At this juncture I would like to mention a series that highlighted another terror incident attacking India’s safety, security and sovereignty. Avrodh: The Siege Within, directed by Raj Acharya retold the 2016 Uri Attack and the daring retaliating strike by Indian forces across the Line of Control. Based on a chapter from the book India’s Most Fearless by Shiv Aroor and Rahul Singh, the work dramatizes in a balanced way how top Indian government, intelligence and army officials came together under the Narendra Modi Government when the country faced a heinous terror attack. It is one thing to pass a badly made series that monkey balances the truth as creative liberty and another thing to collate a battery of incidents with and narrate those with utmost objectivity so that the work is both enlightening as well as gripping because countrymen would then realise the extent to which our leaders went and jawans go to ensure that India and its people are safe from radicals funded by the noxious ISI nurtured in its neighbourhood.

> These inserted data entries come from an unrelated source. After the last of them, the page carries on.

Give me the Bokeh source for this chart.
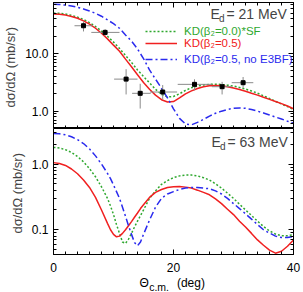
from bokeh.plotting import figure
from bokeh.models import (LinearAxis, LogAxis, FixedTicker, SingleIntervalTicker,
                          PrintfTickFormatter, CustomJSTickFormatter, Legend, LegendItem, Label)
from bokeh.core.properties import value
from bokeh.layouts import column
from bokeh.embed import file_html
from bokeh.resources import INLINE

FONT = "Liberation Sans"
GREEN = "#2fa82f"
RED = "#f02020"
BLUE = "#2a2aee"

# ---------------- data: E_d = 21 MeV (top) ----------------
top_theta = list(range(0, 41))
top_green = [50.5, 50, 48.5, 46, 43, 39, 34.5, 29.5, 24.5, 20, 15.8, 12.3, 9.3, 7.0, 5.2,
             4.0, 3.1, 2.4, 1.95, 1.76, 1.8, 2.0, 2.3, 2.55, 2.72, 2.85, 2.92, 2.94, 2.9,
             2.83, 2.73, 2.58, 2.42, 2.24, 2.05, 1.85, 1.66, 1.48, 1.33, 1.2, 1.07]
top_red = [48.5, 48, 46.5, 44, 41, 37, 32.5, 27.5, 22.5, 18, 14, 11, 8, 5.9, 4.3,
           3.15, 2.4, 1.9, 1.58, 1.44, 1.47, 1.7, 2.0, 2.25, 2.47, 2.65, 2.77, 2.8, 2.75,
           2.65, 2.53, 2.38, 2.22, 2.05, 1.9, 1.74, 1.6, 1.47, 1.35, 1.23, 1.1]
top_blue = [72, 71, 69.5, 67, 63.5, 59.5, 55, 50, 44.5, 38.5, 33, 27.5, 21, 16.5, 12,
            8.2, 5.2, 3.6, 2.5, 1.7, 1.1, 0.75, 0.6, 0.58, 0.64, 0.72, 0.82, 0.92, 1.0,
            1.07, 1.12, 1.14, 1.12, 1.07, 1.0, 0.93, 0.86, 0.79, 0.73, 0.67, 0.62]

exp_theta = [5.0, 8.6, 12.1, 14.45, 18.2, 23.5, 28.1, 31.6]
exp_sigma = [30.4, 23.3, 3.6, 2.04, 2.15, 2.92, 2.66, 3.12]
exp_theta_lo = [3.5, 6.3, 10.1, 13.1, 16.1, 20.7, 26.4, 29.7]
exp_theta_hi = [6.5, 11.0, 14.0, 16.2, 20.6, 26.4, 29.7, 33.3]
exp_sigma_lo = [24.2, 20.4, 1.95, 1.11, 1.60, 2.30, 1.95, 2.55]
exp_sigma_hi = [36.1, 26.7, 5.35, 2.99, 2.84, 3.57, 3.23, 3.92]

# ---------------- data: E_d = 63 MeV (bottom) ----------------
bot_theta = [0, 1, 2, 3, 4, 5, 6, 7, 8, 9, 9.5, 10, 10.5, 11, 11.5, 12, 12.5, 13, 13.5,
             14, 14.5, 15, 16, 17, 18, 19, 20, 21, 22, 23, 24, 25, 26, 27, 28, 29, 30,
             31, 32, 33, 34, 35, 36, 37, 38, 39, 40]
bot_green = [1.79, 1.75, 1.65, 1.5, 1.3, 1.08, 0.85, 0.64, 0.45, 0.3, 0.23, 0.17, 0.12,
             0.088, 0.065, 0.062, 0.072, 0.088, 0.11, 0.135, 0.165, 0.2, 0.3, 0.39, 0.49,
             0.56, 0.62, 0.66, 0.68, 0.68, 0.66, 0.62, 0.57, 0.5, 0.43, 0.36, 0.30, 0.245,
             0.2, 0.165, 0.135, 0.112, 0.096, 0.086, 0.081, 0.081, 0.084]
bot_red = [1.05, 1.02, 0.95, 0.84, 0.71, 0.57, 0.44, 0.31, 0.20, 0.125, 0.1, 0.085, 0.078,
           0.08, 0.088, 0.1, 0.115, 0.133, 0.155, 0.18, 0.21, 0.24, 0.31, 0.37, 0.41, 0.44,
           0.45, 0.455, 0.445, 0.43, 0.40, 0.37, 0.34, 0.295, 0.25, 0.205, 0.17, 0.135,
           0.11, 0.088, 0.07, 0.058, 0.049, 0.044, 0.047, 0.056, 0.07]
bot_blue = [2.92, 2.88, 2.78, 2.6, 2.35, 2.05, 1.7, 1.33, 1.0, 0.72, 0.6, 0.48, 0.38, 0.3,
            0.22, 0.16, 0.115, 0.085, 0.064, 0.057, 0.065, 0.085, 0.14, 0.22, 0.3, 0.35,
            0.38, 0.41, 0.43, 0.44, 0.44, 0.43, 0.42, 0.39, 0.35, 0.3, 0.25, 0.21, 0.175,
            0.145, 0.12, 0.1, 0.089, 0.08, 0.076, 0.076, 0.079]

legend_labels = ["KD(β₂=0.0)*SF", "KD(β₂=0.5)", "KD(β₂=0.5, no E3BF)"]
x_ticks_interval = 20
y_label = "dσ/dΩ  (mb/sr)"
top_major = [1, 10]
top_minor = [0.5, 0.6, 0.7, 0.8, 0.9, 2, 3, 4, 5, 6, 7, 8, 9, 20, 30, 40, 50, 60, 70]
bot_major = [0.1, 1]
bot_minor = [0.05, 0.06, 0.07, 0.08, 0.09, 0.2, 0.3, 0.4, 0.5, 0.6, 0.7, 0.8, 0.9, 2, 3]


def style_axis(ax, labels=True, font_size="12px"):
    ax.major_tick_in = 5
    ax.major_tick_out = 0
    ax.minor_tick_in = 3
    ax.minor_tick_out = 0
    ax.axis_line_color = "black"
    ax.major_tick_line_color = "black"
    ax.minor_tick_line_color = "black"
    ax.major_label_text_font = FONT
    ax.axis_label_text_font = FONT
    ax.axis_label_text_font_style = "normal"
    if labels:
        ax.major_label_text_font_size = font_size
        ax.major_label_text_color = "black"
    else:
        ax.formatter = CustomJSTickFormatter(code="return ''")
        ax.major_label_text_font_size = "1px"
        ax.major_label_standoff = 0


def make_panel(height, y_range, major, minor, min_border_top, min_border_bottom,
               show_x_labels, above_axis):
    p = figure(width=303, height=height, x_range=(0, 40), y_range=y_range,
               y_axis_type="log", output_backend="svg", toolbar_location=None,
               min_border_left=53, min_border_right=10, min_border_top=min_border_top,
               min_border_bottom=min_border_bottom)
    p.grid.visible = False
    p.outline_line_color = "black"
    p.outline_line_width = 1
    p.background_fill_color = "white"
    p.border_fill_color = "white"

    p.xaxis.ticker = SingleIntervalTicker(interval=x_ticks_interval, num_minor_ticks=10)
    style_axis(p.xaxis[0], labels=show_x_labels)
    if show_x_labels:
        p.xaxis.major_label_standoff = 8

    p.yaxis.ticker = FixedTicker(ticks=major, minor_ticks=minor)
    p.yaxis.formatter = PrintfTickFormatter(format="%.1f")
    style_axis(p.yaxis[0])
    p.yaxis.major_label_standoff = 5
    p.yaxis.axis_label = y_label
    p.yaxis.axis_label_text_font_size = "13px"
    p.yaxis.axis_label_standoff = 4

    ra = LogAxis(ticker=FixedTicker(ticks=major, minor_ticks=minor))
    style_axis(ra, labels=False)
    p.add_layout(ra, "right")
    if above_axis:
        ta = LinearAxis(ticker=SingleIntervalTicker(interval=x_ticks_interval, num_minor_ticks=10))
        style_axis(ta, labels=False)
        p.add_layout(ta, "above")
    return p


def add_title(p, x, y, sub_text, rest, size):
    p.add_layout(Label(x=x, y=y, x_units="screen", y_units="screen", text="E",
                       text_font=FONT, text_font_size=size, text_baseline="middle"))
    p.add_layout(Label(x=x + 8.5, y=y - 4, x_units="screen", y_units="screen", text=sub_text,
                       text_font=FONT, text_font_size="10px", text_baseline="middle"))
    p.add_layout(Label(x=x + 16, y=y, x_units="screen", y_units="screen", text=rest,
                       text_font=FONT, text_font_size=size, text_baseline="middle"))


# ---------------- top panel (frame y 2..128) ----------------
p1 = make_panel(128, (0.5, 77), top_major, top_minor, 2, 0, False, True)
r1g = p1.line(top_theta, top_green, line_color=GREEN, line_width=1.5, line_dash="2 2")
r1r = p1.line(top_theta, top_red, line_color=RED, line_width=1.5)
r1b = p1.line(top_theta, top_blue, line_color=BLUE, line_width=1.5, line_dash="7 3 2 3")
p1.segment(exp_theta_lo, exp_sigma, exp_theta_hi, exp_sigma, line_color="#8a8a8a", line_width=1)
p1.segment(exp_theta, exp_sigma_lo, exp_theta, exp_sigma_hi, line_color="#8a8a8a", line_width=1)
p1.scatter(exp_theta, exp_sigma, marker="square", size=4, color="black")

for rend, lab, col, yb in zip([r1g, r1r, r1b], legend_labels, [GREEN, RED, BLUE],
                              [91.3, 78.7, 63]):
    leg = Legend(items=[LegendItem(label=lab, renderers=[rend])], location=(92, yb),
                 glyph_width=32, glyph_height=10, label_standoff=7, padding=0, margin=0,
                 spacing=0, label_height=12, label_text_font=FONT,
                 label_text_font_size="11.5px", label_text_color=col,
                 border_line_color=None, background_fill_alpha=0)
    p1.add_layout(leg)

add_title(p1, 157, 114.5, "d", "= 21 MeV", "14px")

# ---------------- bottom panel (frame y 128..254) ----------------
p2 = make_panel(148, (0.042, 3.47), bot_major, bot_minor, 0, 22, True, False)
p2.line(bot_theta, bot_green, line_color=GREEN, line_width=1.5, line_dash="2 2")
p2.line(bot_theta, bot_red, line_color=RED, line_width=1.5)
p2.line(bot_theta, bot_blue, line_color=BLUE, line_width=1.5, line_dash="7 3 2 3")
add_title(p2, 158, 112.5, "d", "= 63 MeV", "14px")

# ---------------- x-axis title strip (y 276..292) ----------------
p3 = figure(width=303, height=16, x_range=(0, 40), y_range=(0, 1), output_backend="svg",
            toolbar_location=None, min_border_left=53, min_border_right=10,
            min_border_top=0, min_border_bottom=0)
p3.axis.visible = False
p3.grid.visible = False
p3.outline_line_color = None
p3.text(x=[14.33], y=[0.6], text=["Θ"], text_font=value(FONT), text_font_size="12px",
        text_baseline="middle", text_align="left", text_color="black")
p3.text(x=[15.95], y=[0.34], text=["c.m."], text_font=value(FONT), text_font_size="10.5px",
        text_baseline="middle", text_align="left", text_color="black")
p3.text(x=[20.57], y=[0.58], text=["(deg)"], text_font=value(FONT), text_font_size="12px",
        text_baseline="middle", text_align="left", text_color="black")

layout = column(p1, p2, p3, spacing=0)
open("out.html", "w").write(file_html(layout, INLINE))
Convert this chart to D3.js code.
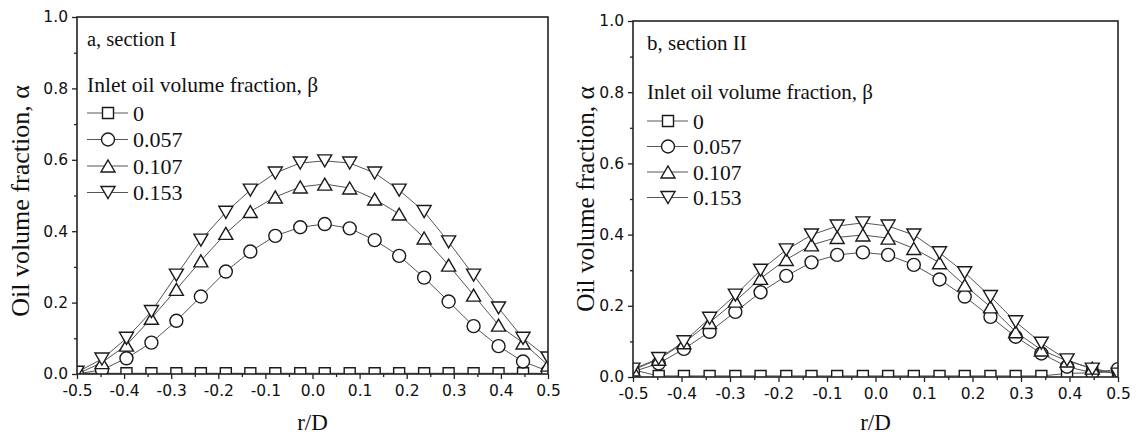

While all this is on, I have some questions for the current government regime as well. After the outrage against IC 814: The Kandahar Attack, the Indian chief of Netflix was called by the IB to discuss the distortion in historical facts and all that. Fair enough. But why make censorship noise after the horse has bolted? Why wake up late to just be seen doing something when their online base slams the mischief maker when there are no checks and balances before the show goes on air? Since there is no Censor Board for OTT series what is the IB ministry doing to check the propaganda being circulated as content by the left cabal? Why is the Indian government always on the backfoot in the war of narratives? And last question. Since freedom of expression and artistic license is what the left liberals celebrate as their so-called leitmotif, why is the Censor Board of Film Certification trying to hold back the September 6 release of actor, director and BJP MP Kangana Ranaut’s upcoming film Emergency for flimsy reasons of upsetting certain people? Is this not the most glaring sign then that the (eco)system aakhir unki hi hain!